• **Instructions to follow**: Copy, from the entries below, each line where the word "that" can be found.

Start of Records to process

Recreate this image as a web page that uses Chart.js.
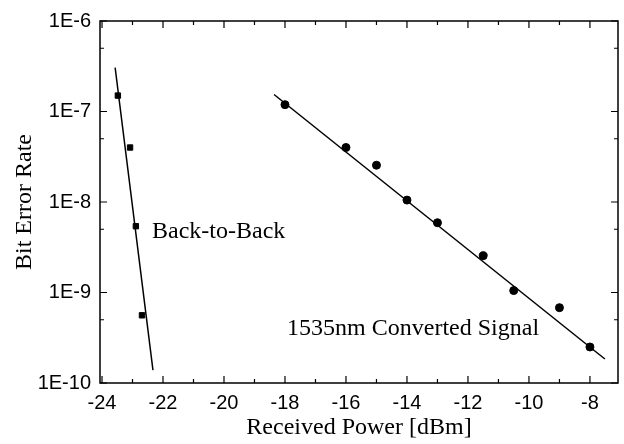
<!DOCTYPE html>
<html>
<head>
<meta charset="utf-8">
<script src="https://cdn.jsdelivr.net/npm/chart.js@4/dist/chart.umd.min.js"></script>
<style>
  html, body { margin: 0; padding: 0; background: #fff; }
  #wrap { width: 624px; height: 444px; }
</style>
</head>
<body>
<div id="wrap"><canvas id="berChart" width="624" height="444"></canvas></div>
<script>
// measured points
const b2bPower = [-23.48, -23.08, -22.89, -22.69];
const b2bBer = [1.5e-7, 4.0e-8, 5.4e-9, 5.6e-10];
const convPower = [-18, -16, -15, -14, -13, -11.5, -10.5, -9, -8];
const convBer = [1.19e-7, 4.0e-8, 2.55e-8, 1.05e-8, 5.9e-9, 2.55e-9, 1.05e-9, 6.8e-10, 2.5e-10];

// fitted lines (end points)
const b2bFitPower = [-23.57, -22.33];
const b2bFitBer = [3.05e-7, 1.39e-10];
const convFitPower = [-18.36, -7.51];
const convFitBer = [1.54e-7, 1.84e-10];

// axes
const xTicks = [-24, -22, -20, -18, -16, -14, -12, -10, -8];
const xMinor = [-23, -21, -19, -17, -15, -13, -11, -9];
const yTicks = [1e-10, 1e-9, 1e-8, 1e-7, 1e-6];
const yTickLabels = ['1E-10', '1E-9', '1E-8', '1E-7', '1E-6'];
const yMinor = [5e-10, 5e-9, 5e-8, 5e-7];

const notes = [
    { text: 'Back-to-Back', x: -22.36, y: 4.7e-9 },
    { text: '1535nm Converted Signal', x: -17.93, y: 4.0e-10 }
];

const pts = (xs, ys) => xs.map((x, i) => ({ x: x, y: ys[i] }));

// frame, inward ticks and text labels
const framePlugin = {
    id: 'frame',
    afterDatasetsDraw(chart) {
        const ctx = chart.ctx;
        const a = chart.chartArea;
        const xs = chart.scales.x;
        const ys = chart.scales.y;
        ctx.save();
        ctx.strokeStyle = '#000';
        ctx.lineWidth = 1.5;
        ctx.strokeRect(a.left, a.top, a.right - a.left, a.bottom - a.top);
        ctx.lineWidth = 1.2;
        ctx.beginPath();
        const xt = (v, len) => {
            const px = xs.getPixelForValue(v);
            ctx.moveTo(px, a.bottom); ctx.lineTo(px, a.bottom - len);
            ctx.moveTo(px, a.top); ctx.lineTo(px, a.top + len);
        };
        const yt = (v, len) => {
            const py = ys.getPixelForValue(v);
            ctx.moveTo(a.left, py); ctx.lineTo(a.left + len, py);
            ctx.moveTo(a.right, py); ctx.lineTo(a.right - len, py);
        };
        xTicks.forEach(v => xt(v, 7));
        xMinor.forEach(v => xt(v, 4));
        yTicks.forEach(v => yt(v, 7));
        yMinor.forEach(v => yt(v, 4));
        ctx.stroke();

        ctx.fillStyle = '#000';
        ctx.font = '24px "Liberation Serif", "Times New Roman", serif';
        ctx.textBaseline = 'middle';
        ctx.textAlign = 'left';
        notes.forEach(n => {
            ctx.fillText(n.text, xs.getPixelForValue(n.x), ys.getPixelForValue(n.y));
        });
        ctx.restore();
    }
};

const ctx = document.getElementById('berChart').getContext('2d');
const berChart = new Chart(ctx, {
    type: 'scatter',
    data: {
        datasets: [
            {
                label: 'Back-to-Back',
                data: pts(b2bPower, b2bBer),
                pointStyle: 'rect',
                pointRadius: 3.8,
                backgroundColor: '#000',
                borderColor: '#000',
                showLine: false
            },
            {
                label: '1535nm Converted Signal',
                data: pts(convPower, convBer),
                pointStyle: 'circle',
                pointRadius: 4,
                backgroundColor: '#000',
                borderColor: '#000',
                showLine: false
            },
            {
                label: 'b2b fit',
                data: pts(b2bFitPower, b2bFitBer),
                showLine: true,
                pointRadius: 0,
                borderColor: '#000',
                borderWidth: 1.5
            },
            {
                label: 'conv fit',
                data: pts(convFitPower, convFitBer),
                showLine: true,
                pointRadius: 0,
                borderColor: '#000',
                borderWidth: 1.5
            }
        ]
    },
    options: {
        responsive: false,
        animation: false,
        layout: { padding: { top: 19, right: 6, left: 0, bottom: 0 } },
        plugins: {
            legend: { display: false },
            tooltip: { enabled: false }
        },
        scales: {
            x: {
                type: 'linear',
                min: -24.066,
                max: -7.08,
                afterBuildTicks: s => { s.ticks = xTicks.map(v => ({ value: v })); },
                afterFit: s => { s.height = 61; },
                grid: { display: false, drawTicks: false },
                border: { display: false },
                ticks: {
                    color: '#000',
                    padding: 8,
                    maxRotation: 0,
                    font: { family: '"Liberation Sans", Arial, sans-serif', size: 20 },
                    callback: v => String(v)
                },
                title: {
                    display: true,
                    text: 'Received Power [dBm]',
                    color: '#000',
                    padding: { top: 0, bottom: 2 },
                    font: { family: '"Liberation Serif", "Times New Roman", serif', size: 24 }
                }
            },
            y: {
                type: 'logarithmic',
                min: 1e-10,
                max: 1e-6,
                afterBuildTicks: s => { s.ticks = yTicks.map(v => ({ value: v })); },
                afterFit: s => { s.width = 100; },
                grid: { display: false, drawTicks: false },
                border: { display: false },
                ticks: {
                    color: '#000',
                    padding: 9,
                    font: { family: '"Liberation Sans", Arial, sans-serif', size: 20 },
                    callback: (v) => yTickLabels[yTicks.findIndex(t => Math.abs(Math.log10(t) - Math.log10(v)) < 1e-6)]
                },
                title: {
                    display: true,
                    text: 'Bit Error Rate',
                    color: '#000',
                    padding: { top: 10, bottom: 0 },
                    font: { family: '"Liberation Serif", "Times New Roman", serif', size: 24 }
                }
            }
        }
    },
    plugins: [framePlugin]
});
</script>
</body>
</html>
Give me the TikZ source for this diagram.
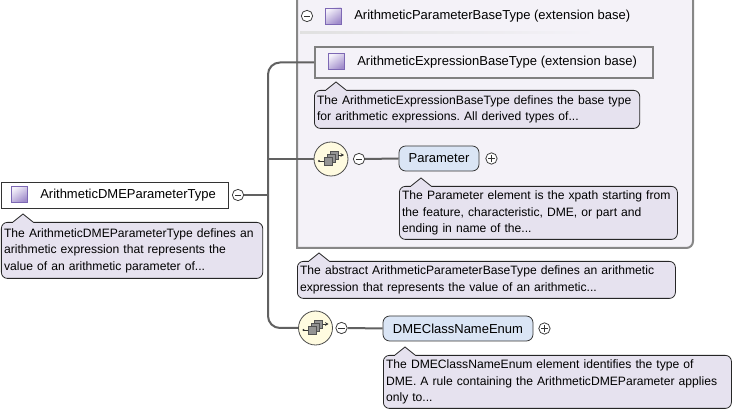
\documentclass[tikz,border=0pt]{standalone}
\usepackage{fontspec}
\setmainfont{Liberation Sans}
\usepackage{xcolor}
\usepackage{tikz}
\usetikzlibrary{arrows.meta,positioning,calc,shapes.geometric}
\definecolor{docfill}{HTML}{E6E2EF}
\definecolor{grpfill}{HTML}{F4F2F8}
\definecolor{elemfill}{HTML}{DAE5F5}
\definecolor{seqfill}{HTML}{FFFBE0}
\definecolor{sqlight}{HTML}{F4F1FA}
\definecolor{sqdark}{HTML}{A08CCB}
\definecolor{sqline}{HTML}{7D68B4}
\newcommand{\lblfont}{\fontsize{9.75}{11}\selectfont}
\newcommand{\docfont}{\fontsize{9.1}{12.4}\selectfont}
\frenchspacing
% callout notch on top of a doc box
\newcommand{\docnotch}[1]{%
  \fill[docfill] ($(#1.north west)+(12,1)$) -- ++(0,-1) -- ++(10,-8) -- ++(10,8) -- ++(0,1) -- cycle;
  \draw[black!85, line width=0.6pt] ($(#1.north west)+(12,0)$) -- ++(10,-8) -- ++(10,8);}
\tikzset{
  doc/.style     ={draw=black!85, fill=docfill, rounded corners=4.5pt, anchor=north west,
                   align=left, font=\docfont, inner xsep=2pt, inner ysep=0pt, line width=0.6pt},
  elem/.style    ={draw=black!80, fill=elemfill, rounded corners=5pt, font=\lblfont,
                   minimum height=18.75pt, inner xsep=0pt, line width=0.6pt},
  typebox/.style ={draw=black!80, fill=white, anchor=north west, line width=0.8pt},
  basebox/.style ={draw=black!50, fill=grpfill, anchor=north west, line width=1.5pt},
  grpbox/.style  ={draw=black!47, fill=grpfill, line width=1.5pt},
  tsq/.style     ={draw=sqline, top color=sqlight, bottom color=sqdark, shading angle=35,
                   minimum size=12pt, inner sep=0pt, line width=0.5pt},
  lbl/.style     ={font=\lblfont, inner sep=0pt, anchor=west},
  tog/.style     ={circle, draw=black!75, fill=white, minimum size=8.5pt, inner sep=0pt, line width=0.6pt},
  togminus/.style={tog, path picture={\draw[black!80, line width=0.6pt]
                     ([xshift=-2.4pt]path picture bounding box.center) -- ([xshift=2.4pt]path picture bounding box.center);}},
  togplus/.style ={tog, path picture={\draw[black!80, line width=0.6pt]
                     ([xshift=-2.4pt]path picture bounding box.center) -- ([xshift=2.4pt]path picture bounding box.center)
                     ([yshift=-2.4pt]path picture bounding box.center) -- ([yshift=2.4pt]path picture bounding box.center);}},
  seqnode/.style ={circle, draw=black!70, fill=seqfill, minimum size=25.5pt, inner sep=0pt, line width=0.6pt,
                   path picture={
                     \begin{scope}[shift={(path picture bounding box.center)}, x=0.75pt, y=-0.75pt]
                       \draw[black!80, line width=0.7pt] (-12,2) -- (-7,2);
                       \fill[black!80] (-12,2) circle (1.2);
                       \foreach \a/\b in {3/-4,0/-1,-3/2}
                         \draw[fill=black!42, draw=black!68, line width=0.5pt] (\a-4,\b-4) rectangle ++(8,8);
                       \draw[black!80, line width=0.7pt, -{Stealth[length=2.6pt,width=2.8pt]}] (7,-4) -- (13,-4);
                     \end{scope}}},
  conn/.style    ={draw=black!62, line width=1.5pt},
}

\begin{document}
\begin{tikzpicture}[x=0.75pt, y=-0.75pt]
\useasboundingbox (0,0) rectangle (740,413);

% extension base group
\draw[grpbox] (297,-4) -- (297,248) [rounded corners=5pt] -- (693,248) [sharp corners] -- (693,-4) -- cycle;
\shade[left color=black!12, middle color=black!55, right color=grpfill] (300,31.5) rectangle (597,34);

\node[togminus] (minBase) at (307,16) {};
\node[tsq] (sqBase) at (333,16) {};
\node[lbl] (lblBase) at (354,16.5) {ArithmeticParameterBaseType (extension base)};

\node[basebox, minimum width=253.5pt, minimum height=23.25pt] (typeExpr) at (314,46) {};
\node[tsq] (sqExpr) at (336,61.5) {};
\node[lbl] (lblExpr) at (357,62) {ArithmeticExpressionBaseType (extension base)};

\node[doc, text width=240pt, minimum height=28.5pt] (docExpr) at (314,90)
  {The ArithmeticExpressionBaseType defines the base type\\for arithmetic expressions. All derived types of...};
\docnotch{docExpr}

\node[seqnode] (seqParam) at (331,159) {};
\node[togminus] (minParam) at (359,159) {};
\node[elem, minimum width=60pt] (elemParam) at (439,158.5) {Parameter};
\node[togplus, right=4.5pt of elemParam] (plusParam) {};

\node[doc, text width=204.5pt, minimum height=39.75pt] (docParam) at (399,186)
  {The Parameter element is the xpath starting from\\the feature, characteristic, DME, or part and\\ending in name of the...};
\docnotch{docParam}

\node[doc, text width=279.5pt, minimum height=27.75pt] (docBase) at (297,261)
  {The abstract ArithmeticParameterBaseType defines an arithmetic\\expression that represents the value of an arithmetic...};
\docnotch{docBase}

% root type
\node[typebox, minimum width=170.25pt, minimum height=19.5pt] (typeDME) at (1,182) {};
\node[tsq] (sqDME) at (19,194.5) {};
\node[lbl] (lblDME) at (40,195.5) {ArithmeticDMEParameterType};
\node[togminus] (minDME) at (238,195) {};

\node[doc, text width=192pt, minimum height=42pt] (docDME) at (1,222)
  {The ArithmeticDMEParameterType defines an\\arithmetic expression that represents the\\value of an arithmetic parameter of...};
\docnotch{docDME}

% second sequence
\node[seqnode] (seqEnum) at (315.5,328) {};
\node[togminus] (minEnum) at (341.5,328) {};
\node[elem, minimum width=112.5pt] (elemEnum) at (458,328.5) {DMEClassNameEnum};
\node[togplus, right=3.75pt of elemEnum] (plusEnum) {};

\node[doc, text width=257pt, minimum height=39.75pt] (docEnum) at (383,355)
  {The DMEClassNameEnum element identifies the type of\\DME. A rule containing the ArithmeticDMEParameter applies\\only to...};
\docnotch{docEnum}

% connectors
\coordinate (jn) at (268,195);
\draw[conn] (minDME.east) -- (jn);
\draw[conn, rounded corners=9pt] (typeExpr.west) -| (jn) |- (seqEnum.west);
\draw[conn] (seqParam.west) -- (seqParam.west -| jn);
\draw[conn] (minParam.east) -- (elemParam.west);
\draw[conn] (minEnum.east) -- (elemEnum.west);

\end{tikzpicture}
\end{document}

End of Records to process

• **Written solution**:
Recreate this image as a web page that uses Chart.js.
  {The abstract ArithmeticParameterBaseType defines an arithmetic\\expression that represents the value of an arithmetic...};
  {The ArithmeticDMEParameterType defines an\\arithmetic expression that represents the\\value of an arithmetic parameter of...};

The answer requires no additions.